3 Wilayah Kajian Al-Qur’an Berbasis Manuskrip
Islah Gusmian membagi tipologi studi manuskrip al-Qur’an menjadi 3 bagian: Perama, studi Mushaf. Salinan al-Qur’an dalam berbentuk manuskrip ini adalah salinan dalam bentuk media kertas yang ditulis tangan. Islah Gusmian mengatakan, studi manuskrip mushaf menjadi penting dan menarik karena dapat dilihat pada dua aspek, yaitu aspek internal dan aspek eksternal.
“Aspek internal itu adalah unsur-unsur yang terdapat dalam mushaf. Itu bisa dilihat dari jenis khat, ilmuniasi (gambar), rasm, tanda baca, qira’ah, tekhnik penulisan atau media penulisan. Sedangkan pada sisi ekstenal, bisa diliat dari asal-usul, kepemilikan, sejarah dan tujuan penyalinan, konteks sosial politik dan sejarah sosial penyalin”, ujar Islah.
Wilayah kedua yaitu terjemah al-Qur’an. Islah Gusmian mengatakan di Indonesia bahkan di Nusantara kita memiliki warisan terjemah al-Qur’an yang sangat kaya dan masih ditulis dengan tangan. Walaupun penerjemahan al-Qur’an ini sempat diperbedatkan pada masa lalu di Indonesia, karena berusaha mereduksi al-Qur’an, para ulama tetap melakukan penerjemahan al-Qur’an menggunakan bahasa-bahasa lokal seperti Jawa, Sunda, Bugis dll.
“Proses menerjemahkan al-Qur’an tersebut tadi juga meresepsi atau membawa tradisi bahasa di luar bahasa Arab atau memasukan ke dalam praktik bahasa lokal. Manuskrip terjemah al-Qur’an juga bisa kita temukan terhadap audiennya siapa dan asal usul juga basis sosial penerjemah,” Ujar Islah.
Terakhir wilayah ketiga dalam studi manuskrip adalah tafsir al-Qur’an. Islah mengatakan manuskrip tafsir al-Qur’an yang ditulis tangan ini sangat banyak dengan bermacam tekhnik dan pendekatan.
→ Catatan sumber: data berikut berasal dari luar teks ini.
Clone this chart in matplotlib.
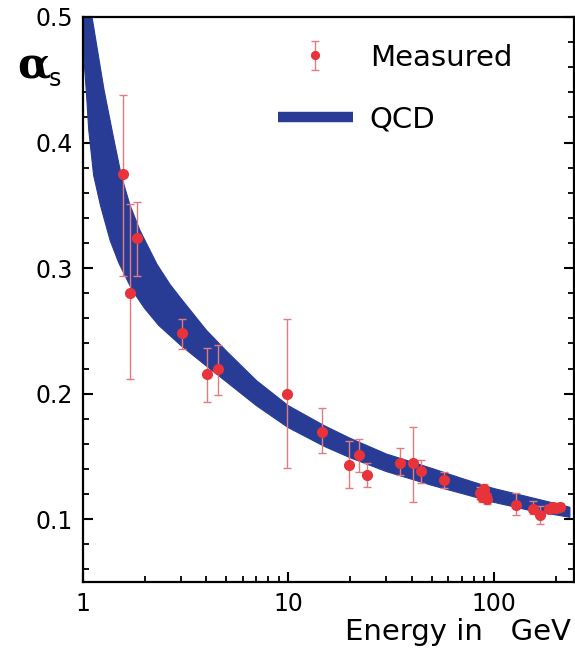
import matplotlib
matplotlib.use("Agg")
import matplotlib.pyplot as plt
import numpy as np
from matplotlib.lines import Line2D
from matplotlib.ticker import FixedLocator, FixedFormatter, MultipleLocator, NullFormatter

# ---------------- data ----------------
# QCD band: upper and lower edges
qcd_upper_energy = [1.0, 1.11, 1.27, 1.42, 1.54, 1.7, 1.9, 2.3, 2.66, 3.0, 4.0, 5.0, 7.0,
                    10, 15, 20, 30, 50, 70, 100, 150, 200, 235]
qcd_upper_alpha = [0.56, 0.50, 0.442, 0.402, 0.374, 0.350, 0.33, 0.303, 0.287, 0.276,
                   0.2505, 0.234, 0.2105, 0.1905, 0.1745, 0.1645, 0.152, 0.1405, 0.1325,
                   0.1245, 0.1175, 0.1125, 0.1095]
qcd_lower_energy = [1.0, 1.04, 1.07, 1.13, 1.22, 1.36, 1.5, 1.74, 2.0, 2.34, 3.0, 4.0,
                    5.0, 7.0, 10, 15, 20, 30, 50, 70, 100, 150, 200, 235]
qcd_lower_alpha = [0.48, 0.442, 0.41, 0.374, 0.350, 0.322, 0.304, 0.2825, 0.268, 0.2545,
                   0.2385, 0.222, 0.2095, 0.1905, 0.173, 0.158, 0.149, 0.138, 0.127,
                   0.1205, 0.1135, 0.107, 0.1035, 0.1015]

# measured points
meas_energy = [1.565, 1.70, 1.83, 3.03, 4.01, 4.57, 9.9, 14.6, 19.8, 22.1, 24.1, 35.0,
               40.6, 44.2, 57.5, 86.0, 88.0, 89.5, 91.2, 92.5, 129, 155, 168, 185, 195,
               202, 210]
meas_alpha = [0.375, 0.280, 0.324, 0.2485, 0.2155, 0.220, 0.1994, 0.1696, 0.143, 0.151,
              0.135, 0.1444, 0.1444, 0.1385, 0.131, 0.121, 0.118, 0.124, 0.119, 0.116,
              0.1112, 0.1085, 0.1035, 0.1085, 0.1098, 0.109, 0.110]
meas_err_low = [0.081, 0.068, 0.030, 0.013, 0.022, 0.021, 0.059, 0.017, 0.018, 0.013,
                0.009, 0.009, 0.031, 0.010, 0.0065, 0.005, 0.004, 0.004, 0.003, 0.004,
                0.008, 0.004, 0.007, 0.003, 0.003, 0.003, 0.003]
meas_err_high = [0.063, 0.071, 0.029, 0.011, 0.021, 0.019, 0.060, 0.019, 0.019, 0.013,
                 0.0095, 0.012, 0.029, 0.009, 0.0067, 0.005, 0.004, 0.004, 0.003, 0.004,
                 0.010, 0.006, 0.007, 0.003, 0.003, 0.003, 0.003]

x_major_ticks = [1, 10, 100]
x_major_labels = ["1", "10", "100"]
x_minor_ticks = [2, 3, 4, 5, 6, 7, 8, 9, 20, 30, 40, 50, 60, 70, 80, 90, 200]
y_major_ticks = [0.1, 0.2, 0.3, 0.4, 0.5]
y_major_labels = ["0.1", "0.2", "0.3", "0.4", "0.5"]

legend_labels = ["Measured", "QCD"]

# ---------------- style ----------------
BLUE = "#283c96"
RED = "#e8333a"
ERR = "#e27b7e"

W, H = 575, 648
fig = plt.figure(figsize=(W / 100, H / 100), dpi=100)
ax = fig.add_axes([82.7 / W, (H - 582) / H, (574 - 82.7) / W, (582 - 17) / H])

# QCD band polygon
band_x = np.concatenate([qcd_upper_energy, qcd_lower_energy[::-1]])
band_y = np.concatenate([qcd_upper_alpha, qcd_lower_alpha[::-1]])
ax.fill(band_x, band_y, color=BLUE, lw=0.8, edgecolor=BLUE, zorder=2)

# measured points
eb = ax.errorbar(meas_energy, meas_alpha, yerr=[meas_err_low, meas_err_high],
                 fmt="o", color=RED, ms=7, ecolor=ERR, elinewidth=1.0,
                 capsize=2.6, capthick=1.0, zorder=4)

ax.set_xscale("log")
ax.set_xlim(1, 246)
ax.set_ylim(0.05, 0.5)

ax.xaxis.set_major_locator(FixedLocator(x_major_ticks))
ax.xaxis.set_major_formatter(FixedFormatter(x_major_labels))
ax.xaxis.set_minor_locator(FixedLocator(x_minor_ticks))
ax.xaxis.set_minor_formatter(NullFormatter())
ax.yaxis.set_major_locator(FixedLocator(y_major_ticks))
ax.yaxis.set_major_formatter(FixedFormatter(y_major_labels))
ax.yaxis.set_minor_locator(MultipleLocator(0.02))

ax.tick_params(which="both", direction="in", top=False, right=True,
               labelsize=17, colors="black")
ax.tick_params(which="major", length=7, width=1.5, pad=7)
ax.tick_params(which="minor", length=4.5, width=1.3)
for s in ax.spines.values():
    s.set_linewidth(1.6)

# legend
h_qcd = Line2D([], [], color=BLUE, lw=7.5, solid_capstyle="butt")
ax.legend([eb, h_qcd], legend_labels, loc="upper left",
          bbox_to_anchor=(0.3975, 0.953), frameon=False, fontsize=21,
          handlelength=2.57, handletextpad=0.58, labelspacing=1.17,
          borderpad=0, borderaxespad=0, markerscale=0.8)

# axis labels
fig.text(17 / W, 1 - 78 / H, "α", fontsize=31, family="DejaVu Serif",
         fontweight="bold", ha="left", va="baseline")
fig.text(49 / W, 1 - 86 / H, "s", fontsize=17, ha="left", va="baseline")
fig.text(571 / W, 1 - 640 / H, "Energy in   GeV", fontsize=21, ha="right",
         va="baseline")

fig.savefig("out.png", dpi=100)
“Manuskrip tafsir al-Qur’an selain dia dapat melakukan transmisi tafsir-tafsir bebahasa Arab di timur tengah, tetapi di saat yang sama ia juga melakukan artikulasi penafsiran sendiri karena ada konteks historis, sosial, politik ketika tafsir itu ditulis”, jelas Islah.